I would run a pipe in pipe system. Use a conduit of black plastic water pipe making sure there are no sharp bends, with a continuous piece of air pressure hose inside it. Seal the conduit at both ends to prevent vermin getting in.
Then if there was ever a problem, all you have to do is pull the whole length out and replace.
Pressure and flow losses are only of concern when gas is flowing. As soon as the demand finishes, pressures will equalise in the line to the supply pressure. As the demand from a staple gun is both small and very intermittent, I wouldn't be at all concerned by pressure losses for your application. If you were looking to run a spray gun or rotary air tool, that's a different matter.

I like copper for compressed air lines, it's easy to work with and robust, and easily capable of handling 150PSI workshop air. My own setup is soldered copper. I've seen HDPE pipe used as well, but you need to be careful using plastic as some types can shatter when over-pressurised or cold. When I run a long underground supply between workshops, I'll be using blue water pipe for the underground run.

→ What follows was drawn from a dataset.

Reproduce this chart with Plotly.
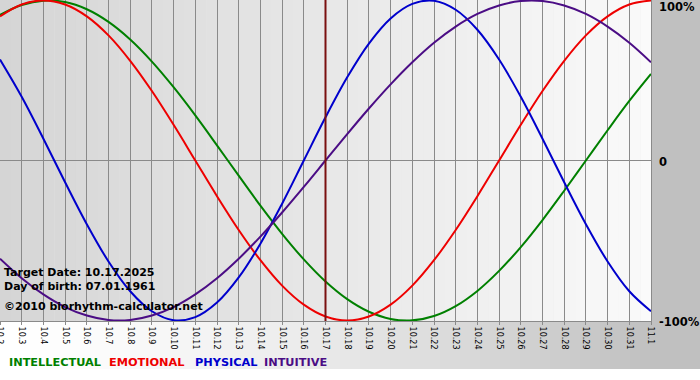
import plotly.graph_objects as go

# ---- data ----
dates = ["10.2", "10.3", "10.4", "10.5", "10.6", "10.7", "10.8", "10.9", "10.10",
         "10.11", "10.12", "10.13", "10.14", "10.15", "10.16", "10.17", "10.18",
         "10.19", "10.20", "10.21", "10.22", "10.23", "10.24", "10.25", "10.26",
         "10.27", "10.28", "10.29", "10.30", "10.31", "11.1"]

intellectual = [0.910, 0.972, 0.999, 0.990, 0.945, 0.866, 0.756, 0.618, 0.458,
                0.282, 0.095, -0.095, -0.282, -0.458, -0.618, -0.756, -0.866,
                -0.945, -0.990, -0.999, -0.972, -0.910, -0.815, -0.690, -0.541,
                -0.372, -0.189, 0.000, 0.189, 0.372, 0.541]

emotional = [0.901, 0.975, 1.000, 0.975, 0.901, 0.782, 0.623, 0.434, 0.223,
             0.000, -0.223, -0.434, -0.623, -0.782, -0.901, -0.975, -1.000,
             -0.975, -0.901, -0.782, -0.623, -0.434, -0.223, 0.000, 0.223,
             0.434, 0.623, 0.782, 0.901, 0.975, 1.000]

physical = [0.631, 0.398, 0.136, -0.136, -0.398, -0.631, -0.817, -0.942, -0.998,
            -0.979, -0.888, -0.731, -0.520, -0.270, 0.000, 0.270, 0.520, 0.731,
            0.888, 0.979, 0.998, 0.942, 0.817, 0.631, 0.398, 0.136, -0.136,
            -0.398, -0.631, -0.817, -0.942]

intuitive = [-0.614, -0.736, -0.837, -0.916, -0.969, -0.997, -0.997, -0.969,
             -0.916, -0.837, -0.736, -0.614, -0.476, -0.325, -0.165, 0.000,
             0.165, 0.325, 0.476, 0.614, 0.736, 0.837, 0.916, 0.969, 0.997,
             0.997, 0.969, 0.916, 0.837, 0.736, 0.614]

series_names = ["INTELLECTUAL", "EMOTIONAL", "PHYSICAL", "INTUITIVE"]
target_date = "10.17"
info_lines = ["Target Date: 10.17.2025", "Day of birth: 07.01.1961",
              "\u00a92010 biorhythm-calculator.net"]
y_tick_text = ["100%", "0", "-100%"]

# ---- styling ----
W, H = 700, 380
PL, PR, PT, PB = 0, 651, 0, 321   # plot area in pixels
FONT = "DejaVu Sans"
colors = ["#008000", "#ee0000", "#0000cc", "#4b0d85"]


def pxx(px):
    return (px - PL) / (PR - PL)


def pxy(py):
    return (PB - py) / (PB - PT)


fig = go.Figure()
for name, vals, col in zip(series_names,
                           [intellectual, emotional, physical, intuitive],
                           colors):
    fig.add_trace(go.Scatter(x=dates, y=vals, mode="lines", name=name,
                             line=dict(color=col, width=2, shape="spline",
                                       smoothing=1),
                             hoverinfo="skip"))

shapes = []
# outer background gradient (white -> gray)
n_out = 70
for i in range(n_out):
    x0 = W * i / n_out
    x1 = W * (i + 1) / n_out
    xm = (x0 + x1) / 2
    t = min(xm / 650.0, 1.0)
    c = int(round(255 - 63 * t ** 1.5))
    shapes.append(dict(type="rect", xref="paper", yref="paper",
                       x0=pxx(x0), x1=pxx(x1 + 0.5), y0=pxy(369), y1=pxy(0),
                       fillcolor=f"rgb({c},{c},{c})", line=dict(width=0),
                       layer="below"))
# plot area gradient
n_in = 60
for i in range(n_in):
    x0 = PL + (PR - PL) * i / n_in
    x1 = PL + (PR - PL) * (i + 1) / n_in
    t = ((x0 + x1) / 2 - PL) / (PR - PL)
    c = int(round(0xd5 + (0xfa - 0xd5) * t))
    shapes.append(dict(type="rect", xref="paper", yref="paper",
                       x0=pxx(x0), x1=pxx(x1 + 0.5), y0=0, y1=1,
                       fillcolor=f"rgb({c},{c},{c})", line=dict(width=0),
                       layer="below"))
# target date marker (category index of the target date)
t_idx = dates.index(target_date)
shapes.append(dict(type="line", xref="x", yref="paper", x0=t_idx,
                   x1=t_idx, y0=0, y1=1,
                   line=dict(color="#7a1010", width=2), layer="above"))

annotations = []
for txt, py in zip(info_lines, [272, 286.5, 306.5]):
    annotations.append(dict(text=f"<b>{txt}</b>", xref="paper", yref="paper",
                            x=pxx(2), y=pxy(py), xanchor="left",
                            yanchor="middle", showarrow=False,
                            font=dict(family=FONT, size=11, color="black")))
for txt, py in zip(y_tick_text, [7, 162, 322]):
    annotations.append(dict(text=f"<b>{txt}</b>", xref="paper", yref="paper",
                            x=pxx(657), y=pxy(py), xanchor="left",
                            yanchor="middle", showarrow=False,
                            font=dict(family=FONT, size=11.5, color="black")))
for name, col, px in zip(series_names, colors, [7, 107, 193, 262]):
    annotations.append(dict(text=f"<b>{name}</b>", xref="paper", yref="paper",
                            x=pxx(px), y=pxy(362.5), xanchor="left",
                            yanchor="middle", showarrow=False,
                            font=dict(family=FONT, size=11.3, color=col)))

fig.update_layout(
    width=W, height=H, autosize=False,
    margin=dict(l=PL, r=W - PR, t=PT, b=H - PB, pad=0, autoexpand=False),
    paper_bgcolor="white", plot_bgcolor="rgba(0,0,0,0)",
    showlegend=False,
    shapes=shapes, annotations=annotations,
    xaxis=dict(type="category", range=[0, len(dates) - 1], automargin=False,
               showgrid=True, gridcolor="#8a8a8a", gridwidth=1,
               showline=True, linecolor="#8a8a8a", linewidth=1, mirror=True,
               ticks="outside", ticklen=3, tickcolor="#8a8a8a",
               tickangle=90, tickfont=dict(family=FONT, size=8, color="black"),
               fixedrange=True),
    yaxis=dict(range=[-1.003, 1.003], showgrid=False, zeroline=True,
               automargin=False,
               zerolinecolor="#8a8a8a", zerolinewidth=1,
               showline=True, linecolor="#8a8a8a", linewidth=1, mirror=True,
               showticklabels=False, ticks="", fixedrange=True),
)

fig.write_html("out.html", config={"displayModeBar": False},
               post_script="document.body.style.margin='0';"
                           "document.body.style.padding='0';")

The problem with long runs is that they will collect water. I would advise running your pipe through the loft with a slight fall towards the outlet so that water is forced that way. Put a false drop with a drain valve in your work room to collect any water.

Use 3/4" copper for the lines & run them at full compressor pressure. Mount a filter/regulator unit in the work room & connect it to your copper with a short hose.